I loved this encouraging post from Homeschooling Downunder

I will end with one of my heroines, Jackie French

Homeschooling and Dyslexia

The day the resources arrived. The little girl was so excited!
The day the resources arrived. The little girl was so excited!

The mother would never forget the moment she realized our education system had few resources for dyslexic kids. She was talking to the teacher, her daughter outside, swinging her little legs to and fro. “Did I do okay Mummy? Are you proud of me?” Her mother smiled and replied that she was very proud of her, and that she had done very well. She could see the big picture, as parents are privy to. She could see her daughter being broken and scarred by the labels already stuck onto her skin, like a crude tattoo. If a child with dyslexia isn’t given adequate assistance by the time they reach adolescence, their view of themselves can be tragically aligned to their ability to learn within a system that won’t cater to them.

The mother enlisted the private tutor, and along the way, found another remarkable mentor. Elizabeth was an art teacher within the education department for a very long time. She resigned, and went into private practice, using a variety of modalities. She asked the mother to observe where the daughter’s eyes travelled when asked a question. “To the left,” her mother replied. Elizabeth explained that the little girl began to process information from the upper left of her eyes. “Does she have difficulty copying notes off the board, and does she have messy handwriting?” “Yes,” the mother replied. “She is having trouble coordinating what her eyes are seeing with her body movements. Reading off a board or piece of paper in front of her is bound to fail.” She put a coloured piece of paper-a complex word written on it- to the left of the child’s vision, and the child sighted it. Elizabeth then turned it over and asked the child to say the word.

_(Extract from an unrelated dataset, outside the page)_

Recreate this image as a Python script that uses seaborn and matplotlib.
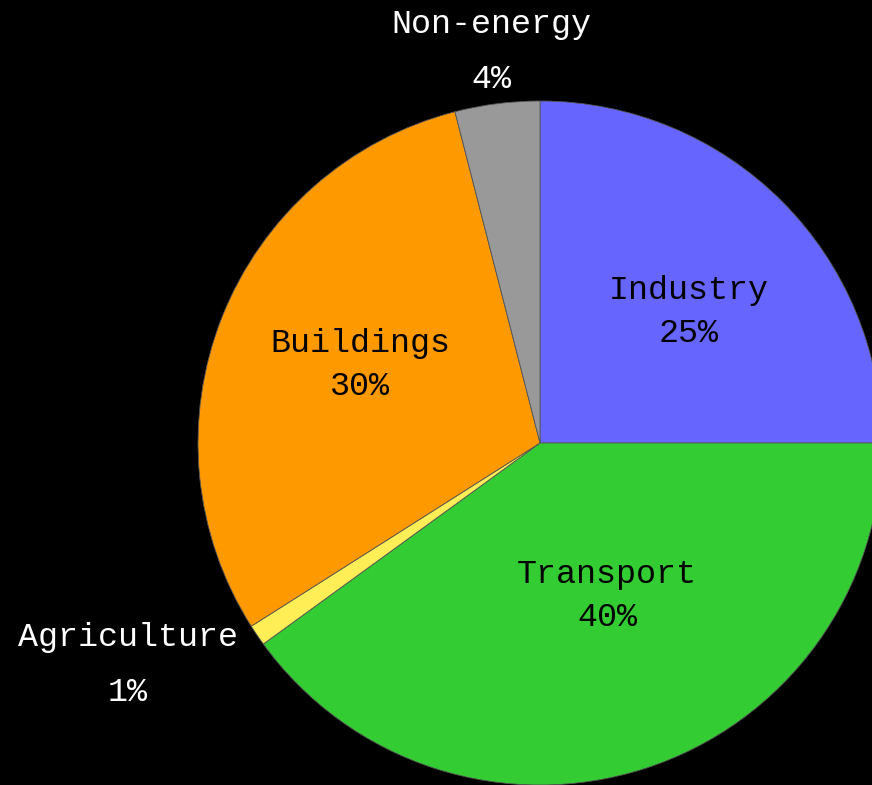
import numpy as np
import matplotlib
matplotlib.use('Agg')
import matplotlib.pyplot as plt
import seaborn as sns

sns.set_style('white')
plt.rcParams['font.family'] = ['Liberation Mono', 'DejaVu Sans Mono']

# data
sectors = ['Industry', 'Transport', 'Agriculture', 'Buildings', 'Non-energy']
shares = [25, 40, 1, 30, 4]
colors = ['#6666FF', '#33CC33', '#FFEE55', '#FF9900', '#999999']

# label centres in pie-radius units, text colour, line spacing
label_xy = [(0.436, 0.383), (0.196, -0.447), (-1.205, -0.649),
            (-0.526, 0.228), (-0.143, 1.143)]
label_color = ['black', 'black', 'white', 'black', 'white']
label_ls = [1.5, 1.5, 2.0, 1.5, 2.0]

fig = plt.figure(figsize=(8.72, 7.85), dpi=100, facecolor='black')
ax = fig.add_axes([0, 0, 1, 1])
ax.set_facecolor('black')

wedges, _ = ax.pie(shares, colors=colors, startangle=90, counterclock=False,
                   wedgeprops={'linewidth': 0.6, 'edgecolor': '#555555'})

for (x, y), name, s, c, ls in zip(label_xy, sectors, shares, label_color, label_ls):
    ax.text(x, y, '{}\n{}%'.format(name, s), ha='center', va='center',
            fontsize=24, color=c, linespacing=ls)

# pie centre at (540, 443) px, radius 342 px
ax.set_xlim(-540 / 342, 332 / 342)
ax.set_ylim(-342 / 342, 443 / 342)
ax.set_aspect('auto')
ax.axis('off')

fig.savefig('out.png', dpi=100, facecolor='black')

Not only could she say it, but she spelt it backwards and forwards! How can you adequately thank people who are giving a child the gift of self-esteem, dignity and a passion for learning? Elizabeth gave the mother exercises to do with the child at home. Even crawling around the floor would help.

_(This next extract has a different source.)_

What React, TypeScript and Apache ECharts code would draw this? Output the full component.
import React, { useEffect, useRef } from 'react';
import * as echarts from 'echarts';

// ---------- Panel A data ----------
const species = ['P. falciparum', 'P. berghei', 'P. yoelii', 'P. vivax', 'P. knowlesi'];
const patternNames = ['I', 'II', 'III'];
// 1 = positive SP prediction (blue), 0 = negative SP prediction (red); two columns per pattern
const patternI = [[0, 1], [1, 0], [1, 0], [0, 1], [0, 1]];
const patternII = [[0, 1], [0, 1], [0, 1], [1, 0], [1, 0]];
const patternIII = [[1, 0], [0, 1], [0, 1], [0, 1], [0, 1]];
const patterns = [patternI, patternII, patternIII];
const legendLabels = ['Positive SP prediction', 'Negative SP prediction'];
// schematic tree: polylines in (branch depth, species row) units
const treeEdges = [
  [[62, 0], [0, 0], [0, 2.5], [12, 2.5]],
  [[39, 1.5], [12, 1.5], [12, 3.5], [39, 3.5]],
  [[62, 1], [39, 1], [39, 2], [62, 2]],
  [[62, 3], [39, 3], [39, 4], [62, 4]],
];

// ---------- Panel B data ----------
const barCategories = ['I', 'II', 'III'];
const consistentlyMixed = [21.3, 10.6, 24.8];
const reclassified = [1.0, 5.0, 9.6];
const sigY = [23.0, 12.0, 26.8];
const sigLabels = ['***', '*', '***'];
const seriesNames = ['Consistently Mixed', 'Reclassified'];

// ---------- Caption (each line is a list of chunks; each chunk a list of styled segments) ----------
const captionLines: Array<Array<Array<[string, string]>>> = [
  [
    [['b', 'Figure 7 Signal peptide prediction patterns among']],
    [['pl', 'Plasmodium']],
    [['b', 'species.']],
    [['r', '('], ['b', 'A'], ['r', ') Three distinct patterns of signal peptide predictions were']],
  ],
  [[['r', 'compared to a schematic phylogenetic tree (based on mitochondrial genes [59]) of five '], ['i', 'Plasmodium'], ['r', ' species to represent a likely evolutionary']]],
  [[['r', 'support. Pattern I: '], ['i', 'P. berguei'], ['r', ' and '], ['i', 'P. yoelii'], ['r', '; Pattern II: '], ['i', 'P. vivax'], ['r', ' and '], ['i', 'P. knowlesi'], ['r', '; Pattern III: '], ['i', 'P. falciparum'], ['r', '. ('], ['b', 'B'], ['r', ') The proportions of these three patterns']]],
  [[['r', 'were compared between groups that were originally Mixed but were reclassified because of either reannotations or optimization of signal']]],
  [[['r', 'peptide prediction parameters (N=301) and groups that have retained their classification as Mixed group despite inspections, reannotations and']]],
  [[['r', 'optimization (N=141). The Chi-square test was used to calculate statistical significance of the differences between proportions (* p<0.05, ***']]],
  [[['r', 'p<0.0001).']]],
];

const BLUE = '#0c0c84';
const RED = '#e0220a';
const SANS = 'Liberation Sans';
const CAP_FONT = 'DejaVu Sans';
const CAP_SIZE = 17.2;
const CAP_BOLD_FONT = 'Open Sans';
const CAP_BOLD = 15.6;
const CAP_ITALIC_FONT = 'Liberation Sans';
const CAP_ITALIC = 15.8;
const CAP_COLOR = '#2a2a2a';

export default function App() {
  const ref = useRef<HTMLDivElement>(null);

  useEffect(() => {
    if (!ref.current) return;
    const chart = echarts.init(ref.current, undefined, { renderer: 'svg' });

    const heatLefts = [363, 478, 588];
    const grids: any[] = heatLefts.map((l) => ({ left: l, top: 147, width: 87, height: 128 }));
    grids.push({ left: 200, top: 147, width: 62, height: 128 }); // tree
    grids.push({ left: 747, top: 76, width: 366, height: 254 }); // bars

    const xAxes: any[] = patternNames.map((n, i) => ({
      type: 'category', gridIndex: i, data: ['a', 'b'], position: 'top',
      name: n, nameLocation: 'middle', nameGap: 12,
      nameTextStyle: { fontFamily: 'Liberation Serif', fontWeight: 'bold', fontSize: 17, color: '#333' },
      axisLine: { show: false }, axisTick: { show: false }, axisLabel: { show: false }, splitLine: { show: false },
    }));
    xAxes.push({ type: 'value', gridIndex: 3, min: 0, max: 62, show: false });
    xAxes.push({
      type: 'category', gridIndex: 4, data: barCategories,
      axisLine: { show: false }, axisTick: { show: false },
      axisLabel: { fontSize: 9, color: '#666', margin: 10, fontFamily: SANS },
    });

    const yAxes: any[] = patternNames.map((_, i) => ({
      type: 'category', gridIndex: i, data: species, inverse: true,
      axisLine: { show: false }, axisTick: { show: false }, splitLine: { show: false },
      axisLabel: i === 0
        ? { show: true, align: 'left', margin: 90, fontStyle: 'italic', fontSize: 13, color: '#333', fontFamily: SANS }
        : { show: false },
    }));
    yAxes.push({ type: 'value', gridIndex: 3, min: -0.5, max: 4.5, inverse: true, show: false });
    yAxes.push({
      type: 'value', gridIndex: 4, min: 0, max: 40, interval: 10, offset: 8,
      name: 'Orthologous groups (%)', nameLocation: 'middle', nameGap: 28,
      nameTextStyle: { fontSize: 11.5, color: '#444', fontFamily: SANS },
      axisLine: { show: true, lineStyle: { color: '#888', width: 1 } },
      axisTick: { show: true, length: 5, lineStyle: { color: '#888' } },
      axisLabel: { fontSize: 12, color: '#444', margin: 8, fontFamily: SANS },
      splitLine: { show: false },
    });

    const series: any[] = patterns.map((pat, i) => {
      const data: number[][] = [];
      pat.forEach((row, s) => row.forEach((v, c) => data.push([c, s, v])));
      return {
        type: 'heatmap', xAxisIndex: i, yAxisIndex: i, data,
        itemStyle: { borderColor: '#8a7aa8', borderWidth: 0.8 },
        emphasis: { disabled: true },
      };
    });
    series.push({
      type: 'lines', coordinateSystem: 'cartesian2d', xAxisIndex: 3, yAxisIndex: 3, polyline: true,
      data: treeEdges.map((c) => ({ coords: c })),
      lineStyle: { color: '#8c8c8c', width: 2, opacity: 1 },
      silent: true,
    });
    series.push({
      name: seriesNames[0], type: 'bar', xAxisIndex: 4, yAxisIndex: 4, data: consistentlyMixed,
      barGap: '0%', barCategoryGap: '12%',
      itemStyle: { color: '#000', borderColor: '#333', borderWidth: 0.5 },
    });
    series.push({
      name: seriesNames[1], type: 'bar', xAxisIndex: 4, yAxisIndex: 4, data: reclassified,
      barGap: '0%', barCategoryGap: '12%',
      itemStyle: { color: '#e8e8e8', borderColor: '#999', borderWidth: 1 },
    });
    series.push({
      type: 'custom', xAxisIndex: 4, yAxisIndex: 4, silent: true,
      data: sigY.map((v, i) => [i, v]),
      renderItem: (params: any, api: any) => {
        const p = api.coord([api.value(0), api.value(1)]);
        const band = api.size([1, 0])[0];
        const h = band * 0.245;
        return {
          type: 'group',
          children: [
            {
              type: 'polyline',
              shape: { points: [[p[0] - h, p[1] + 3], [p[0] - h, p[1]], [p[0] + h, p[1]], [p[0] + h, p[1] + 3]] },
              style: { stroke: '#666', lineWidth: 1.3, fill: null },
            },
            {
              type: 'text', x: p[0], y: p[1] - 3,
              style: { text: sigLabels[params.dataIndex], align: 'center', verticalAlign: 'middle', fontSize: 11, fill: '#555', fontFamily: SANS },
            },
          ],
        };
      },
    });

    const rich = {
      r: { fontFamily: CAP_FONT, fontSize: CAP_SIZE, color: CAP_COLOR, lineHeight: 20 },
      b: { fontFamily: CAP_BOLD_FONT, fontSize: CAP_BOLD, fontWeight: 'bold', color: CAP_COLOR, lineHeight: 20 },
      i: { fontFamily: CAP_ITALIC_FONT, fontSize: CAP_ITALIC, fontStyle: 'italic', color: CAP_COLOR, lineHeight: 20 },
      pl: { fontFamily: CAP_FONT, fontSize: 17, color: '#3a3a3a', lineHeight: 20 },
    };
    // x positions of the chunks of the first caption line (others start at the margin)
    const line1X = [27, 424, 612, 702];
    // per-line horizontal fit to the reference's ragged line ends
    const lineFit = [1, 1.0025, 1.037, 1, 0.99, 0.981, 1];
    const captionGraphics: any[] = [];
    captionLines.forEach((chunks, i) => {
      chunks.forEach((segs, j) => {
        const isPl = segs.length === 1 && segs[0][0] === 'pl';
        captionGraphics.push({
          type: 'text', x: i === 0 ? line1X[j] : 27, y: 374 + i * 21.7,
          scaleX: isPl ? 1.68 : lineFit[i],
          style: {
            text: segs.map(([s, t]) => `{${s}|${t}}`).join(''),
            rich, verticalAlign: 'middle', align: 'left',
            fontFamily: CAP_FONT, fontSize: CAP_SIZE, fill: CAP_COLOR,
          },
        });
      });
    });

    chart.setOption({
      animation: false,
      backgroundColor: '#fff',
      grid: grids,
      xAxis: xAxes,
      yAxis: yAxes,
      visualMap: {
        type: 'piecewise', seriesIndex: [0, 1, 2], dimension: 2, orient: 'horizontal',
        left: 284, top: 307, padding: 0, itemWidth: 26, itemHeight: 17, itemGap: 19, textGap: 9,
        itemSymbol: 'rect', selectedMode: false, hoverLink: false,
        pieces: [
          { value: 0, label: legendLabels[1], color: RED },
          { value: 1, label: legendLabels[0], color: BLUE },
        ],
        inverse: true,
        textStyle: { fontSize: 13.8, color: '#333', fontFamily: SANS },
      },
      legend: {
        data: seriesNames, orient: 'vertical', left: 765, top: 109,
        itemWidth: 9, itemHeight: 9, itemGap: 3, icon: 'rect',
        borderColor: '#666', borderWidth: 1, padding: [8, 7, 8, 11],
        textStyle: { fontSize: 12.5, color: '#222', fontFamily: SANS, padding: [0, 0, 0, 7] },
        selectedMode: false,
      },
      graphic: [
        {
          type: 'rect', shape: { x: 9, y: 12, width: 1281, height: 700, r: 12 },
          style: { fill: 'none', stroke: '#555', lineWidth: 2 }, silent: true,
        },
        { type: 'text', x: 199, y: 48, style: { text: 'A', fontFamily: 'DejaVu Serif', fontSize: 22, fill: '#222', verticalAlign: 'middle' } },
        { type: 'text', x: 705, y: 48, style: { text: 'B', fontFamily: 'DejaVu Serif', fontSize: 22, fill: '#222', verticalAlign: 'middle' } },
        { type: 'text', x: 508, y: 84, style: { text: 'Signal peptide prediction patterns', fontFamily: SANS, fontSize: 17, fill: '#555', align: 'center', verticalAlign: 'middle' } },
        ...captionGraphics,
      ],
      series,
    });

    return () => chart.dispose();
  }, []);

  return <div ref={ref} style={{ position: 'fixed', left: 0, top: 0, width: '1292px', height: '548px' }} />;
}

The mother knew what she had to do. She studied the curriculum and designated outcomes for her daughter’s year, and developed a lesson plan, using resources and tutors she had uncovered. A home schooling mum she was blessed to befriend helped her. The education department came out and interviewed both her and her daughter, and she was given the go-ahead. Her registration came through toward the end of last year, and then it became real. She was terrified. Frightened of failing her daughter, of the enormity of the task ahead. She had to do it. Local schools weren’t equipped to accommodate dyslexic students. The competition started early, being judged by their class on their ability to write out their own speeches, then recite them publicly. After a month of home-schooling, her mother can already see the benefits. The child speaks with ease amongst adults and children alike. Her self-esteem has been lifted, and she is eager to learn. She often gets to her workbooks before her mother in the mornings. When she is stuck on a sentence, her mother is right there, to read it out. Able to learn on her terms, and in her own time. She has a full social life, to the extent that a day at home with just her mother is factored in. Rather than witnessing the reducing of a child, her mother is watching her grow.